Via Twitter, Ryan Seslow latched onto this idea, invited General Howe to discuss, and we created GIF Fight! – a weekly remix animation challenge. Another Tumblr blog yay! This time with collaborators, which has grown to four and we’ve been at it now for eleven weeks. To give you a sense of what we’ve been up to here’s what was made in round four with the three wheeler prompt:
I just love how each GIF Fight player has a completely different approach. Another Tumblr blog that needs its own reflection post.
But there’s more! Tim Owens, Daniel Phelps, and I have been collaborating on a Maker Commons (another post needed) and throwing ideas back and forth about integrating maker projects in the classroom. Daniel has been building a makerspace at York College and we got our first 3D printer. And one of the early learning curves with extrusion based 3d printing is calibrating the thing. Failed prints are very common as you’re getting to know your printer, and if you happen to not be around when this happens… PLA spaghetti mess! But sometimes the failed prints can be quite interesting:
I’m not the first person to notice the unique qualities of these objects one might find on the Island of Misfit Prints. And so why not aggregate these amazing images in a Tumblr blog! Enter SpaghettiBot! I think a lot of these pieces are actually quiet extraordinary and say something about the ‘failures’ in mass production (yes this needs to be written about as well in its own post).
With four Tumblr blogs going already, you’d think that was enough. But somehow there been room for one more. Back in the creative challenge class, we concocted this idea of meeting weekly to continue the practice. We framed it as a way to collaborate, learn some new digital tools, be creative, and hopefully make some cool stuff. Somehow memes became the motivating force (no pun intended, see below) behind what’s supposed to be a weekly challenge. And one of the first we tackled was Vadering:
This project is pretty young, and with the school year now over it might lie dormant until the fall. I do think our best effort was our Success Kid reenactments. It’s been lots of fun to make work with the students so I hope we continue Meme Fridays – yes another Tumblr blog (and writing about this one can wait a bit I think).

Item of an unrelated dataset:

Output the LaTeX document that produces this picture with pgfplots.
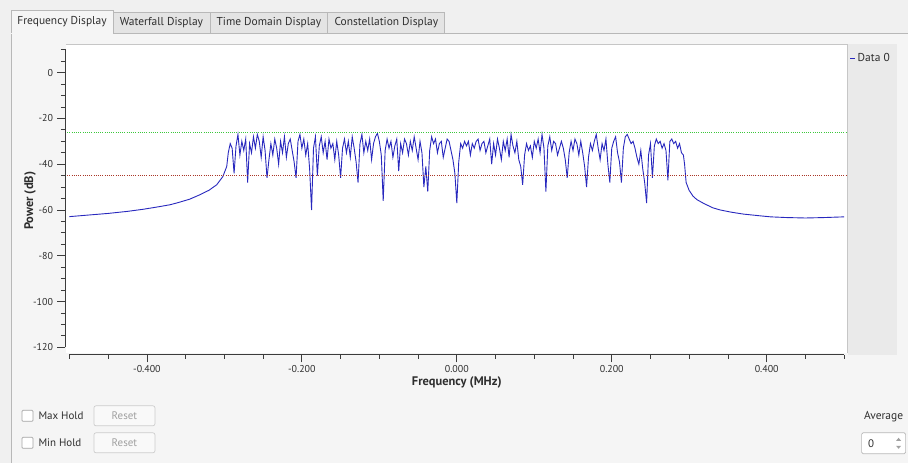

So while neglecting this blog in favor of five different Tumblr blogs, I’ve discovered a few things. First I love Tumblr for project blogs, they make so much sense if you have a simple concept and want to share it in one place. Don’t Turn That Dial has gotten a ton of ‘Notes’ and followers, which is really gratifying to see it well received. One post even received an infamous blue moderator tag for GIF, which leads to the post being promoted. I think it must have had something to do with the fact that a favorite 70s commercial character was used in a Family Guy episode – Look a Wagon Wheel!
Also, I’ve been exploring the blogs of the people who ‘like’ or ‘reblog’ my posts. And it has blown my mind how much content is aggregated into these mostly personal Tumblr blogs. People will sometimes have hundreds of posts, mostly reblogged, of things they find interesting. And it occurred to me that these are the digital equivalents of personal scrapbooks, school lockers, and notebook covers which include clippings of our favorite bands, fashion, celebrities, films, etc. cut out of magazines and pasted. It also made me think about how my scrapbooks could be stored in my mom’s house and forgotten for years, and then years later retrieved. But what happens to a Tumblr digital scrapbook forgotten for years, there’s potential for link rot and who knows, Tumblr could shut down – Posterous did. And all that interestingness you collected and might want to look back on years later is gone (this needs it’s own post too).
So almost three months and five Tumblr blogs I’m finally giving this blog, my real blog some love again. And as I’ve described, I have a lot more blogging to do!